La circonstance que les revenus professionnels dont la victime a été privée à la suite de l'acte illicite n'ont pas fait l'objet d'une déclaration à l'impôt des personnes physiques et de la perception des cotisations de sécurité sociale est sans aucune incidence sur l'obligation de l'auteur de l'acte illicite de réparer le dommage subi par la victime à la suite de la privation de ces revenus qui ne constituent pas, de ce seul fait, un avantage illégitime dont la perte ne devrait pas être compensée, les prestations de travail, en raison desquelles la victime percevait ces rémunérations, dont l'exécution a été rendue impossible par la faute de l'auteur de cet acte illicite, n'étant pas contraires à l'ordre public ou aux bonnes mours en soi et ne le devenant pas davantage parce que les revenus qu'elles ont générés n'ont pas été soumis à la perception de l'impôt ou des cotisations de sécurité sociale des travailleurs salariés ou qu'ils résulteraient de prestations de travail effectuées en contravention aux lois sur la durée du travail.

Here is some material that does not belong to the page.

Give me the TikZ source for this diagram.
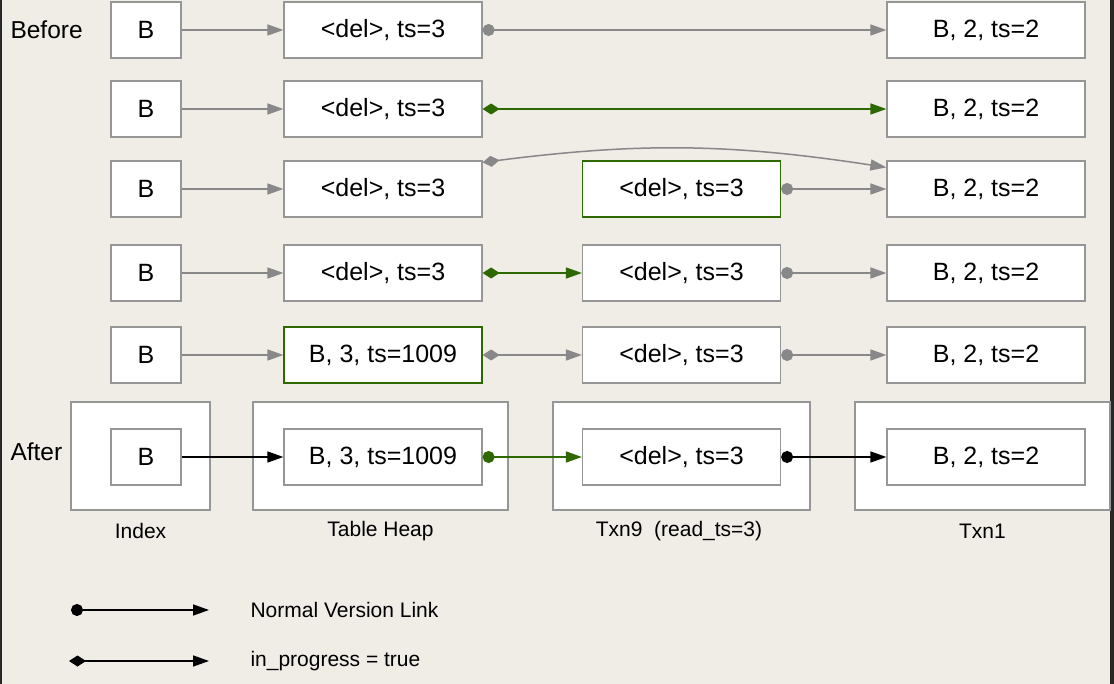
\documentclass[tikz,border=0pt]{standalone}
\usepackage{fontspec}
\setmainfont{Liberation Sans}
\usetikzlibrary{arrows.meta}
\definecolor{paper}{RGB}{240,236,230}
\definecolor{edge}{RGB}{40,40,40}
\definecolor{linkgray}{RGB}{136,136,136}
\definecolor{boxgray}{RGB}{150,150,150}
\definecolor{progreen}{RGB}{45,104,0}
\tikzset{
  rec/.style={draw=boxgray, fill=white, line width=1.2pt, inner sep=0pt, minimum height=56pt, font=\fontsize{25}{29}\selectfont},
  keyrec/.style={rec, minimum width=70pt},
  verrec/.style={rec, minimum width=198pt},
  newrec/.style={verrec, draw=progreen},
  txnframe/.style={draw=boxgray, fill=white, line width=1.2pt, inner sep=0pt, minimum height=108pt},
  lbl/.style={font=\fontsize{21}{25}\selectfont},
  link/.style={line width=1.5pt, -{Triangle[length=16pt,width=11pt]}},
  verlink/.style={line width=1.5pt, {Circle[length=12pt]}-{Triangle[length=16pt,width=11pt]}},
  proglink/.style={line width=1.5pt, {Diamond[length=17pt,width=11pt]}-{Triangle[length=16pt,width=11pt]}},
}
\begin{document}
\begin{tikzpicture}[x=1pt,y=-1pt]
    % background
    \fill[paper] (0,0) rectangle (1114,684);
    \useasboundingbox (0,0) rectangle (1114,684);
    \fill[edge] (0,0) rectangle (2,684);
    \fill[edge] (1110,0) rectangle (1114,684);

    \node[lbl, font=\fontsize{24.5}{28}\selectfont, anchor=west] (before) at (7,30) {Before};
    \node[lbl, font=\fontsize{24.5}{28}\selectfont, anchor=west] (after) at (7,452) {After};

    % row 1
    \node[keyrec] (key1) at (146,30) {B};
    \node[verrec] (heap1) at (383,30) {<del>, ts=3};
    \node[verrec] (txnone1) at (986,30) {B, 2, ts=2};
    \draw[link, linkgray] (key1) -- (heap1);
    \draw[verlink, linkgray] (heap1) -- (txnone1);

    % row 2
    \node[keyrec] (key2) at (146,109) {B};
    \node[verrec] (heap2) at (383,109) {<del>, ts=3};
    \node[verrec] (txnone2) at (986,109) {B, 2, ts=2};
    \draw[link, linkgray] (key2) -- (heap2);
    \draw[proglink, progreen] (heap2) -- (txnone2);

    % row 3
    \node[keyrec] (key3) at (146,189) {B};
    \node[verrec] (heap3) at (383,189) {<del>, ts=3};
    \node[newrec] (txnnine3) at (681.5,189) {<del>, ts=3};
    \node[verrec] (txnone3) at (986,189) {B, 2, ts=2};
    \draw[link, linkgray] (key3) -- (heap3);
    \draw[proglink, linkgray] ([yshift=-2pt]heap3.north east) to[bend left=8] ([yshift=-7pt]txnone3.north west);
    \draw[verlink, linkgray] (txnnine3) -- (txnone3);

    % row 4
    \node[keyrec] (key4) at (146,273) {B};
    \node[verrec] (heap4) at (383,273) {<del>, ts=3};
    \node[verrec] (txnnine4) at (681.5,273) {<del>, ts=3};
    \node[verrec] (txnone4) at (986,273) {B, 2, ts=2};
    \draw[link, linkgray] (key4) -- (heap4);
    \draw[proglink, progreen] (heap4) -- (txnnine4);
    \draw[verlink, linkgray] (txnnine4) -- (txnone4);

    % row 5
    \node[keyrec] (key5) at (146,355) {B};
    \node[newrec] (heap5) at (383,355) {B, 3, ts=1009};
    \node[verrec] (txnnine5) at (681.5,355) {<del>, ts=3};
    \node[verrec] (txnone5) at (986,355) {B, 2, ts=2};
    \draw[link, linkgray] (key5) -- (heap5);
    \draw[proglink, linkgray] (heap5) -- (txnnine5);
    \draw[verlink, linkgray] (txnnine5) -- (txnone5);

    % after
    \node[txnframe, minimum width=139pt] (idxframe) at (140.5,456) {};
    \node[txnframe, minimum width=255pt] (heapframe) at (380.5,456) {};
    \node[txnframe, minimum width=257pt] (txnnineframe) at (681.5,456) {};
    \node[txnframe, minimum width=255pt] (txnoneframe) at (982.5,456) {};
    \node[keyrec] (key6) at (146,457) {B};
    \node[verrec] (heap6) at (383,457) {B, 3, ts=1009};
    \node[verrec] (txnnine6) at (681.5,457) {<del>, ts=3};
    \node[verrec] (txnone6) at (986,457) {B, 2, ts=2};
    \draw[link, black] (key6) -- (heap6);
    \draw[verlink, progreen] (heap6) -- (txnnine6);
    \draw[verlink, black] (txnnine6) -- (txnone6);

    \node[lbl] (idxlbl) at (140.5,531) {Index};
    \node[lbl] (heaplbl) at (380.5,531) {Table Heap};
    \node[lbl] (txnninelbl) at (679,531) {Txn9~~(read\_ts=3)};
    \node[lbl] (txnonelbl) at (982.5,531) {Txn1};

    % legend
    \coordinate (lga) at (71,610);
    \coordinate (lgb) at (209,610);
    \coordinate (lgc) at (69,661);
    \coordinate (lgd) at (209,661);
    \draw[verlink, black] (lga) -- (lgb);
    \draw[proglink, black] (lgc) -- (lgd);
    \node[lbl, anchor=west] (lgtxta) at (247,610) {Normal Version Link};
    \node[lbl, anchor=west] (lgtxtb) at (247,661) {in\_progress = true};
\end{tikzpicture}
\end{document}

Il n'appartient pas, dès lors, à l'auteur responsable des lésions subies par la victime qui ont empêché celle-ci d'effectuer les prestations de service qu'elle réalisait avant la survenance de l'acte fautif, pour tenter d'éluder son obligation de réparer intégralement les suites dommageables de celui-ci, de faire valoir que les rémunérations perçues par la victime et dont celle-ci a été privée par sa faute, échappaient à l'impôt et aux cotisations de sécurité sociale, en tout ou en partie, dès lors que les prestations de service en vertu desquelles ces rémunérations étaient payées, n'étaient pas elles-mêmes contraires à l'ordre public ou aux bonnes mours. Ce n'est, en effet, que si la cause elle-même des rémunérations, c'est-à-dire les prestations effectuées par la victime, sont contraires à des dispositions d'ordre public ou aux bonnes mours qu'il est permis de considérer que l'avantage qu'en retire la victime est illégitime et que, partant, son indemnisation doit être exclue.
D'où il suit que, tout en admettant que le demandeur faisait la preuve des prestations de service réelles qu'il assurait avant l'accident et que lesdites prestations représentaient le double de celles qui résultaient des documents produits aux débats, l'arrêt attaqué qui refuse d'en tenir compte et indique qu'il s'impose de n'avoir égard qu'aux revenus professionnels déclarés ayant été soumis à la perception des cotisations de sécurité sociale des travailleurs salariés, pour le calcul des indemnités auxquelles le demandeur peut prétendre en vue de la réparation de ses dommages matériels professionnels temporaire et permanent, méconnaît la notion légale de dommage licite réparable et l'obligation d'indemnisation intégrale du dommage résultant d'un acte fautif.
La décision de la Cour
A. En tant que le pourvoi est dirigé contre l'arrêt du 25 avril 2002:
Sur le moyen:
Attendu que les articles 1382 et 1383 du Code civil obligent l'auteur d'un acte fautif à réparer le dommage causé par cet acte dès lors que ce dommage est certain et qu'il ne consiste pas en la privation d'un avantage illicite;
Attendu que la perception de rémunérations provenant d'un travail au noir, constitue, en règle, un avantage illicite dont la perte ne peut donner lieu à réparation;
Que le moyen qui revient à soutenir le contraire, manque en droit;
B. En tant que le pourvoi est dirigé contre l'arrêt du 27 juin 2002:
Attendu que le demandeur ne fait valoir aucun moyen;
PAR CES MOTIFS,
LA COUR
Rejette le pourvoi;
Condamne le demandeur aux frais.
Lesdits frais taxés en totalité à la somme de cent nonante-six euros trente centimes dont vingt-quatre euros douze centimes dus et cent septante-deux euros dix-huit centimes payés par le demandeur.
Ainsi jugé par la Cour de cassation, deuxième chambre, à Bruxelles, où siégeaient Marc Lahousse, président de section, Francis Fischer, Jean de Codt, Frédéric Close et Albert Fettweis, conseillers, et prononcé en audience publique du quatorze mai deux mille trois par Marc Lahousse, président de section, en présence de Jean Spreutels, avocat général, avec l'assistance de Fabienne Gobert, greffier adjoint principal.